- Problem requirements
Nothing in the data should change when you return it, but leave the pictures out.

-- BEGIN Data excerpt --

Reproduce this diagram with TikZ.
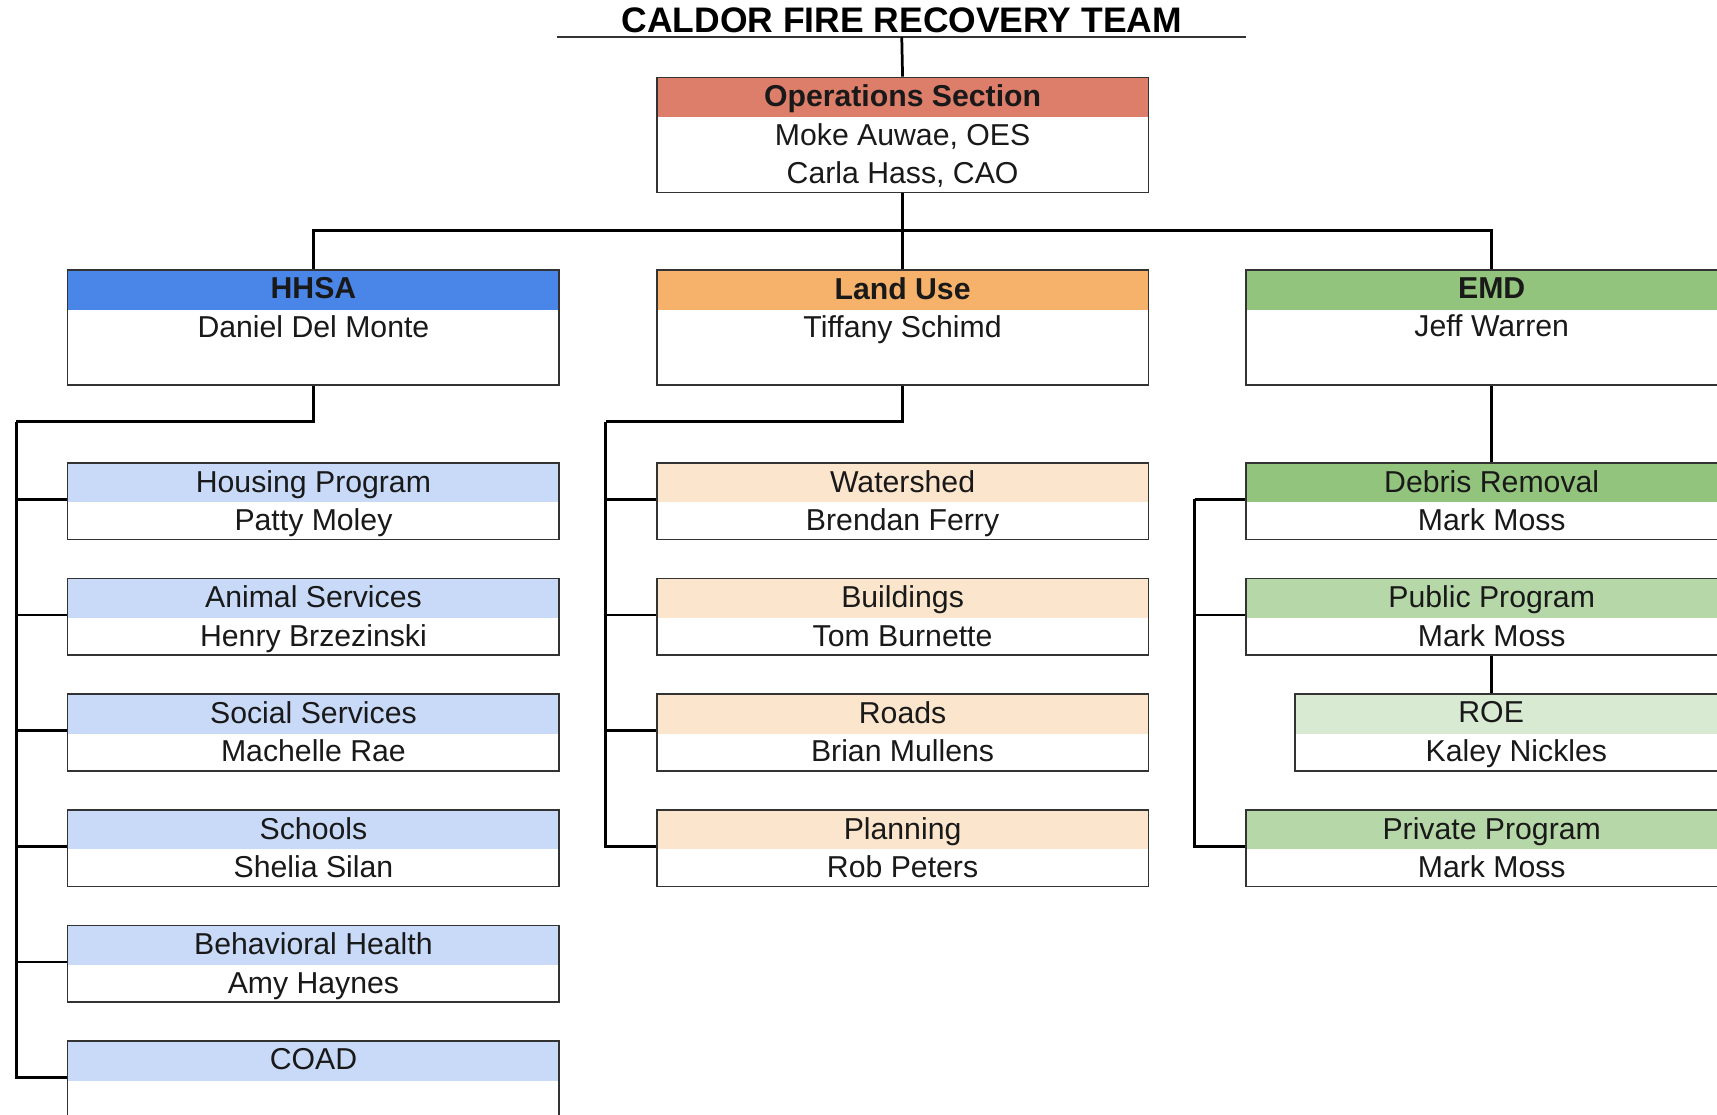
\documentclass[tikz,border=0pt]{standalone}
\usepackage{fontspec}
\setmainfont{Liberation Sans}
\usetikzlibrary{positioning,calc}
\definecolor{opsred}{HTML}{DD7E6B}
\definecolor{hhsablue}{HTML}{4A86E8}
\definecolor{hhsalight}{HTML}{C9DAF8}
\definecolor{landorange}{HTML}{F6B26B}
\definecolor{landlight}{HTML}{FCE5CD}
\definecolor{emdgreen}{HTML}{93C47D}
\definecolor{pubgreen}{HTML}{B6D7A8}
\definecolor{roegreen}{HTML}{D9EAD3}

\begin{document}
\begin{tikzpicture}[
  x=1pt, y=-1pt,
  font=\fontsize{27.6}{35.2}\selectfont,
  unit/.style={draw=black!80, line width=1.5pt, fill=white, inner sep=0pt, minimum width=#1, minimum height=70pt, anchor=north west},
  unit/.default=449pt,
  hdr/.style={path picture={\fill[#1] (path picture bounding box.north west) rectangle ([yshift=-36pt]path picture bounding box.north east);}},
  lbl/.style={anchor=north, align=center, inner xsep=0pt, inner ysep=7.2pt, text=black!90},
  link/.style={line width=2.5pt, black},
  ]
\useasboundingbox (0,0) rectangle (1568,1018);
\clip (0,0) rectangle (1568,1018);
% box: width, name, top-left, height, header colour, text
\newcommand{\orgbox}[6][449pt]{%
  \node[unit=#1, minimum height=#4, hdr=#5] (#2) at (#3) {};
  \node[lbl] at (#2.north) {#6};}
% title
\node[font=\bfseries\fontsize{32.4}{38}\selectfont, minimum width=629pt, inner xsep=0pt, inner ysep=4pt, anchor=south] (title) at (823.5,34) {CALDOR FIRE RECOVERY TEAM};
\draw[line width=1.5pt, black!80] (title.south west) -- (title.south east);
% section head
\orgbox{ops}{599,70}{105pt}{opsred}{\textbf{Operations Section}\\Moke Auwae, OES\\Carla Hass, CAO}
% branches
\orgbox{hhsa}{61,246}{105pt}{hhsablue}{\textbf{HHSA}\\Daniel Del Monte}
\orgbox{land}{599,246}{105pt}{landorange}{\textbf{Land Use}\\Tiffany Schimd}
\orgbox{emd}{1137,246}{105pt}{emdgreen}{\textbf{EMD}\\Jeff Warren}
% HHSA units
\orgbox{hsg}{61,422}{70pt}{hhsalight}{Housing Program\\Patty Moley}
\orgbox{ani}{61,527.6}{70pt}{hhsalight}{Animal Services\\Henry Brzezinski}
\orgbox{soc}{61,633.2}{70pt}{hhsalight}{Social Services\\Machelle Rae}
\orgbox{sch}{61,738.8}{70pt}{hhsalight}{Schools\\Shelia Silan}
\orgbox{beh}{61,844.4}{70pt}{hhsalight}{Behavioral Health\\Amy Haynes}
\orgbox{coad}{61,950}{70pt}{hhsalight}{COAD}
% land use units
\orgbox{wat}{599,422}{70pt}{landlight}{Watershed\\Brendan Ferry}
\orgbox{bld}{599,527.6}{70pt}{landlight}{Buildings\\Tom Burnette}
\orgbox{rds}{599,633.2}{70pt}{landlight}{Roads\\Brian Mullens}
\orgbox{pln}{599,738.8}{70pt}{landlight}{Planning\\Rob Peters}
% EMD units
\orgbox{deb}{1137,422}{70pt}{emdgreen}{Debris Removal\\Mark Moss}
\orgbox{pub}{1137,527.6}{70pt}{pubgreen}{Public Program\\Mark Moss}
\orgbox[404pt]{roe}{1182,633.2}{70pt}{roegreen}{\hspace*{-46pt}ROE\\Kaley Nickles}
\orgbox{prv}{1137,738.8}{70pt}{pubgreen}{Private Program\\Mark Moss}
% spines
\coordinate (hspine) at (15,385);
\coordinate (lspine) at (553,385);
\coordinate (espine) at (1091,456);
% connectors
\draw[link] (title.south) -- (ops.north);
\draw[link] (ops.south) -- ++(0,34) coordinate (bus);
\foreach \n in {hhsa,land,emd} \draw[link] (bus) -| (\n.north);
\draw[link] (hhsa.south) |- (hspine);
\foreach \n in {hsg,ani,soc,sch,beh,coad} \draw[link] (hspine) |- ([yshift=-34pt]\n.north west);
\draw[link] (land.south) |- (lspine);
\foreach \n in {wat,bld,rds,pln} \draw[link] (lspine) |- ([yshift=-34pt]\n.north west);
\draw[link] (emd.south) -- (deb.north);
\foreach \n in {deb,pub,prv} \draw[link] (espine) |- ([yshift=-34pt]\n.north west);
\draw[link] (pub.south) -- (roe.north -| pub.south);
\end{tikzpicture}
\end{document}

-- END Data excerpt --

- Complete output
Reproduce this diagram with TikZ.
\documentclass[tikz,border=0pt]{standalone}
\usepackage{fontspec}
\setmainfont{Liberation Sans}
\usetikzlibrary{positioning,calc}
\definecolor{opsred}{HTML}{DD7E6B}
\definecolor{hhsablue}{HTML}{4A86E8}
\definecolor{hhsalight}{HTML}{C9DAF8}
\definecolor{landorange}{HTML}{F6B26B}
\definecolor{landlight}{HTML}{FCE5CD}
\definecolor{emdgreen}{HTML}{93C47D}
\definecolor{pubgreen}{HTML}{B6D7A8}
\definecolor{roegreen}{HTML}{D9EAD3}

\begin{document}
\begin{tikzpicture}[
  x=1pt, y=-1pt,
  font=\fontsize{27.6}{35.2}\selectfont,
  unit/.style={draw=black!80, line width=1.5pt, fill=white, inner sep=0pt, minimum width=#1, minimum height=70pt, anchor=north west},
  unit/.default=449pt,
  hdr/.style={path picture={\fill[#1] (path picture bounding box.north west) rectangle ([yshift=-36pt]path picture bounding box.north east);}},
  lbl/.style={anchor=north, align=center, inner xsep=0pt, inner ysep=7.2pt, text=black!90},
  link/.style={line width=2.5pt, black},
  ]
\useasboundingbox (0,0) rectangle (1568,1018);
\clip (0,0) rectangle (1568,1018);
% box: width, name, top-left, height, header colour, text
\newcommand{\orgbox}[6][449pt]{%
  \node[unit=#1, minimum height=#4, hdr=#5] (#2) at (#3) {};
  \node[lbl] at (#2.north) {#6};}
% title
\node[font=\bfseries\fontsize{32.4}{38}\selectfont, minimum width=629pt, inner xsep=0pt, inner ysep=4pt, anchor=south] (title) at (823.5,34) {CALDOR FIRE RECOVERY TEAM};
\draw[line width=1.5pt, black!80] (title.south west) -- (title.south east);
% section head
\orgbox{ops}{599,70}{105pt}{opsred}{\textbf{Operations Section}\\Moke Auwae, OES\\Carla Hass, CAO}
% branches
\orgbox{hhsa}{61,246}{105pt}{hhsablue}{\textbf{HHSA}\\Daniel Del Monte}
\orgbox{land}{599,246}{105pt}{landorange}{\textbf{Land Use}\\Tiffany Schimd}
\orgbox{emd}{1137,246}{105pt}{emdgreen}{\textbf{EMD}\\Jeff Warren}
% HHSA units
\orgbox{hsg}{61,422}{70pt}{hhsalight}{Housing Program\\Patty Moley}
\orgbox{ani}{61,527.6}{70pt}{hhsalight}{Animal Services\\Henry Brzezinski}
\orgbox{soc}{61,633.2}{70pt}{hhsalight}{Social Services\\Machelle Rae}
\orgbox{sch}{61,738.8}{70pt}{hhsalight}{Schools\\Shelia Silan}
\orgbox{beh}{61,844.4}{70pt}{hhsalight}{Behavioral Health\\Amy Haynes}
\orgbox{coad}{61,950}{70pt}{hhsalight}{COAD}
% land use units
\orgbox{wat}{599,422}{70pt}{landlight}{Watershed\\Brendan Ferry}
\orgbox{bld}{599,527.6}{70pt}{landlight}{Buildings\\Tom Burnette}
\orgbox{rds}{599,633.2}{70pt}{landlight}{Roads\\Brian Mullens}
\orgbox{pln}{599,738.8}{70pt}{landlight}{Planning\\Rob Peters}
% EMD units
\orgbox{deb}{1137,422}{70pt}{emdgreen}{Debris Removal\\Mark Moss}
\orgbox{pub}{1137,527.6}{70pt}{pubgreen}{Public Program\\Mark Moss}
\orgbox[404pt]{roe}{1182,633.2}{70pt}{roegreen}{\hspace*{-46pt}ROE\\Kaley Nickles}
\orgbox{prv}{1137,738.8}{70pt}{pubgreen}{Private Program\\Mark Moss}
% spines
\coordinate (hspine) at (15,385);
\coordinate (lspine) at (553,385);
\coordinate (espine) at (1091,456);
% connectors
\draw[link] (title.south) -- (ops.north);
\draw[link] (ops.south) -- ++(0,34) coordinate (bus);
\foreach \n in {hhsa,land,emd} \draw[link] (bus) -| (\n.north);
\draw[link] (hhsa.south) |- (hspine);
\foreach \n in {hsg,ani,soc,sch,beh,coad} \draw[link] (hspine) |- ([yshift=-34pt]\n.north west);
\draw[link] (land.south) |- (lspine);
\foreach \n in {wat,bld,rds,pln} \draw[link] (lspine) |- ([yshift=-34pt]\n.north west);
\draw[link] (emd.south) -- (deb.north);
\foreach \n in {deb,pub,prv} \draw[link] (espine) |- ([yshift=-34pt]\n.north west);
\draw[link] (pub.south) -- (roe.north -| pub.south);
\end{tikzpicture}
\end{document}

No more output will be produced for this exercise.